Navegamos por Isla Challa y Punta Tintorera a Puerto de la Lancha en el lado del norte de Isla Carmen. Bordejeamos (zigzageamos) un poco porque el viento es del sudeste y necesitamos irnos al sudeste después de circunnavegar la punta. Está divertido navegar así. Al noreste hay mar abierto. Pensamos como un día necesitamos quitar la costa y irnos allí.
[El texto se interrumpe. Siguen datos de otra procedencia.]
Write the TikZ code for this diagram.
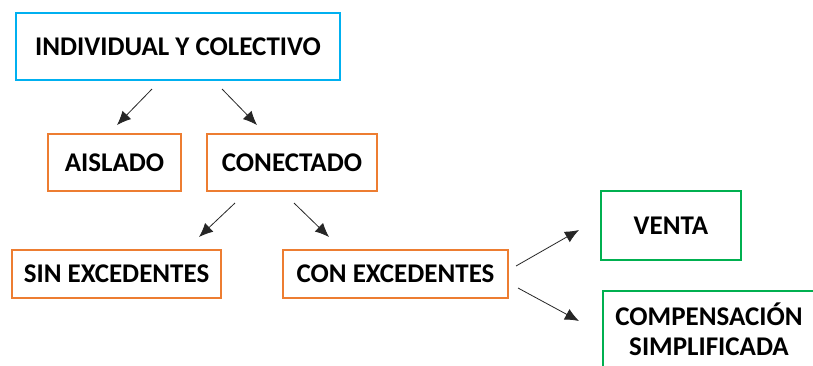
\documentclass[tikz,border=0pt]{standalone}
\usepackage{fontspec}
\setmainfont{Carlito}
\usetikzlibrary{arrows.meta}
\definecolor{cblue}{RGB}{0,176,240}
\definecolor{corange}{RGB}{237,125,49}
\definecolor{cgreen}{RGB}{0,176,80}
\tikzset{
  box/.style={draw, line width=2pt, inner sep=0pt, font=\fontsize{27}{30}\selectfont\bfseries, align=center},
  conn/.style={line width=0.8pt, draw=black!85, -{Latex[length=14pt,width=12pt]}}
}
\begin{document}
\begin{tikzpicture}[x=1pt,y=-1pt]
\clip (0,0) rectangle (813,365);
\fill[white] (0,0) rectangle (813,365);
\node[box, draw=cblue, minimum width=324pt, minimum height=67pt] (ind) at (178,46.5) {INDIVIDUAL Y COLECTIVO};
\node[box, draw=corange, minimum width=133pt, minimum height=57pt] (ais) at (114.5,162.5) {AISLADO};
\node[box, draw=corange, minimum width=170pt, minimum height=57pt] (con) at (292,162.5) {CONECTADO};
\node[box, draw=corange, minimum width=209pt, minimum height=48pt] (sin) at (116.5,274) {SIN EXCEDENTES};
\node[box, draw=corange, minimum width=225pt, minimum height=48pt] (cex) at (395.5,274) {CON EXCEDENTES};
\node[box, draw=cgreen, minimum width=140pt, minimum height=69pt] (ven) at (671,225.5) {VENTA};
\node[box, draw=cgreen, minimum width=212pt, minimum height=76pt] (comp) at (709,329) {COMPENSACIÓN\\SIMPLIFICADA};
\coordinate (a1s) at (152,89);  \coordinate (a1e) at (117,125);
\coordinate (a2s) at (222,89);  \coordinate (a2e) at (257,125);
\coordinate (a3s) at (235,203); \coordinate (a3e) at (199,237);
\coordinate (a4s) at (294,203); \coordinate (a4e) at (329,237);
\coordinate (a5s) at (516,266); \coordinate (a5e) at (579,230);
\coordinate (a6s) at (518,288); \coordinate (a6e) at (579,321);
\draw[conn] (a1s) -- (a1e);
\draw[conn] (a2s) -- (a2e);
\draw[conn] (a3s) -- (a3e);
\draw[conn] (a4s) -- (a4e);
\draw[conn] (a5s) -- (a5e);
\draw[conn] (a6s) -- (a6e);
\end{tikzpicture}
\end{document}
Decidimos, yo y Brisa, que es una parte de la vida poner atención al clima y los pronósticos. Realizamos que no tenemos un modo para determinar amenazas generales, saber por ejemplo que hay un huracán al sur que viene. Decidido prestar atención a poner en servicio el radio de corta banda (HF). Solo necesito añadir una antena. En Puerto de la Lancha, empiezo a fabricar algo que sirve.
El puerto de la Lancha es de verdad un puerto. Vienen lanchas con trabajadores, clientes, y entregas para un resorte rústico de caza en el interior de la isla. Pasamos bien lindo y tranquilo algunos días, con solo una excepción.
Fue cuando estamos en Puerto de la Lancha cuando experimentamos nuestra primera emergencia. En la tarde estábamos en la cabina preparando los soportes para la antena HF. Estábamos bien en nuestro cabeza pasando las horas. Eventualmente damos noticia que el viento está ruidoso, hay sonidos del agua soplando por el casco y la proa del velero se sacude con un poco de avidez.
Saliendo a la bañera damos noticia que el viento viene fuertemente bajando el cerro al este, y que estamos en el límite de la caleta al oeste, de treinta o cuarenta metros de la orilla rocosa. ¿Es posible que tenemos tanto extensión de la cadena afuera que hemos llegado acá con este viento? No es creíble. ¿Es posible que hemos arrancado el ancla? No es creíble.
Ninguna explicación es creíble, pero hay un hecho. Estamos cerca de la orilla rocosa. Después de unos minutos de incredulidad, decidimos que podemos hacer algo peligroso– levantar el ancla cuando el viento nos sopla hacía la orilla cercana –o podemos hacer nada y casi seguramente vamos a ser naufragios.
Encendemos el motor y empezamos el proceso de levantar el ancla. Cada vez que aproximamos el ancla y tiramos una porción de la cadena, terminamos con la misma distancia hacia la orilla, o quizá menos. Al fin, el ancla está libre y lo levantamos desde su profundidad de nueve metros hacia la proa. No tenemos tiempo sujetarlo bien. El velero he puesto su lado al viento. He empezado moverse con determinación hacia las rocas.
Solo teníamos tiempo para brincar a la bañera, apretar el acelerador adelante, y conducir la proa hacia el agua abierta de la caleta.
Fue una experiencia atemorizante. Por otro lado, reafirmamos confianza en nuestra habilidad para identificar riesgos y responder con coraje. No es tomar riesgos innecesarios, solo enfachar los que vienen, naturalmente, con la vida de libertad.